SHANGHAI, CHINA, Nov. 16, 2009 -- At a meeting with President Obama Monday morning, Communist Party Secretary Yu Xheng Sheng told the U.S. president how well General Motors' Chinese division was doing.
"The business of GM in Shanghai is pretty good," Secretary Yu told the president. "By the end of October this year their sales has increased by 40 percent over the same period of last year. I think that the fantastic performance here in Shanghai is definitely a boost to their business in the United States."
"Absolutely," said President Obama. "I think they can learn from their operations here in terms of increasing sales back in the United States."
Specifically, at a time when the nation's unemployment rate has soared to levels not seen in decades and GM is cutting thousands of U.S. jobs, the company's CEO is considering spending millions from its U.S. coffers -- fattened by $50 billion in taxpayer aid -- on its overseas operations, a possibility that has outraged critics and lawmakers.
"I don't think most Americans believe that when the taxpayer bailouts were happening it was intended for that purpose," said Rep. Anthony Weiner, D-N.Y. "It was intended to protect the American economy -- not take the money overseas."
GM today reported that it lost $1.2 billion in the third quarter, from the time it left bankruptcy protection through Sept. 30.
GM's Chief Executive Fritz Henderson recently announced that the bailed-out automaker might use its U.S. funds to help restructure its European unit Opel, noting that the financing agreements with the Treasury for the $34 billion of bailout funds already spent allow GM to spend any subsequently earned funds as its executives see fit. Some $16 billion remaining after its bankruptcy has strings attached.
In a world where funds are fungible, where GM has yet to repay the $50 billion bailout, and where GM only remains in existence because of those bailout dollars, critics argue sending these funds to Europe is essentially the same as sending taxpayer dollars overseas.
"We certainly need to be prudent about it, be very careful about it, but we do have the ability to run a global business," Henderson told reporters earlier this month.
GM has other plans to expand its business abroad.
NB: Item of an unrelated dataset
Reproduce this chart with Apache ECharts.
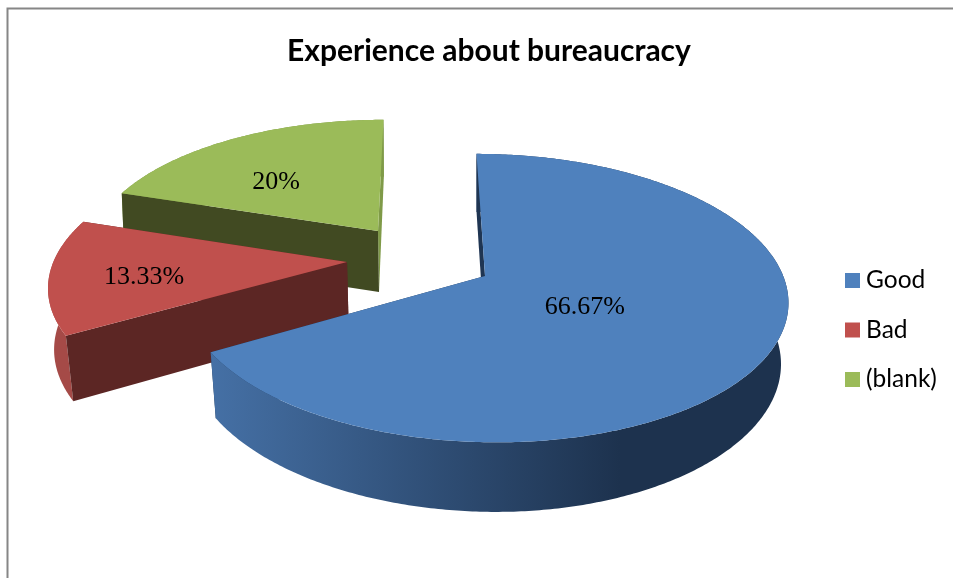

In August, GM China announced a $293 million venture, while last month GM South Korea announced a new infusion of more than $400 million. The automaker also recently inaugurated a $300 million transmission plant in Mexico.
The reasons for international expansion are obvious -- Asia, for instance, is the fastest-growing economic region in the world, forecast to grow at a 7 percent rate next year.
A GM spokesman noted that the best way for the Detroit automaker to repay American taxpayers is to be strong internationally.
"As much as some people might wish that it were not so, the reality is that the auto industry is global, and no company can survive without a strong global presence," said GM spokesman Tom Wilkinson. "Any dream of a U.S.-only carmaker is just that: a dream."
Wilkinson said "the exit financing agreement for the new GM does permit some money earned by GM here to be used for non-U.S. operations."
The Treasury Department declined to comment on whether it was appropriate for GM to send money from its U.S. accounts to shore up its European operations.
Wilkinson said Treasury "realizes that the best way for taxpayers to maximize their return is for GM to be a strong, healthy company."
Others say that while it may be legal, that doesn't make it right.
"I don't believe that it is consistent with the original objective so I would say it's not wise or helpful that our taxpayer dollars are being used to support the global efforts of these companies," said Thomas Hopkins, professor of economics at the Rochester Institute of Technology.
Said Rep. Weiner, GM "might legally have the right to do this, but politically and from an optics perspective I can't imagine a more boneheaded move."
When President Obama announced his plan to send GM into bankruptcy, he pledged an initial $30 billion of taxpayer aid to help the automaker emerge from the process successfully, casting the investment as a way to save American jobs.
"GM is an American company with tens of thousands of employees in this country, and responsibility for its future ultimately rests with us," the President said June 1 at the White House. "That's why our government will be making a significant additional investment of about $30 billion in GM – an investment that will entitle American taxpayers to ownership of about 60 percent of the new GM."
It is precisely that 60 percent ownership stake that could make American taxpayers open to GM doing whatever it takes to be successful and eventually repay its bailout funds, even if that means expanding abroad.
"GM is trying to make a profit," said Dan Ikenson of the Cato Institute. "They know best how to do that. We should not infringe on their decision-making."
However, a government watchdog group recently warned that it was "unlikely" that American taxpayers would receive a full return on their investment in GM.
"Treasury is unlikely to recover the entirety of its investment in Chrysler or GM, given that the companies' values would have to grow substantially above what they have been in the past," the Government Accountability Office said in a Nov. 2 report.
Speaking in Washington last month about GM's future prospects, Steve Rattner, the former head of the Obama administration's auto task force, said, "Like any patient that undergoes major surgery, a successful recovery is far from assured."
On Monday morning GM will release its third-quarter earnings report. Sources familiar with the announcement told ABC News that the automaker will state that it aims to repay taxpayers $1 billion per quarter, starting in December.
ABC News' Dan Arnall and Jessica Hoffman contributed to this report.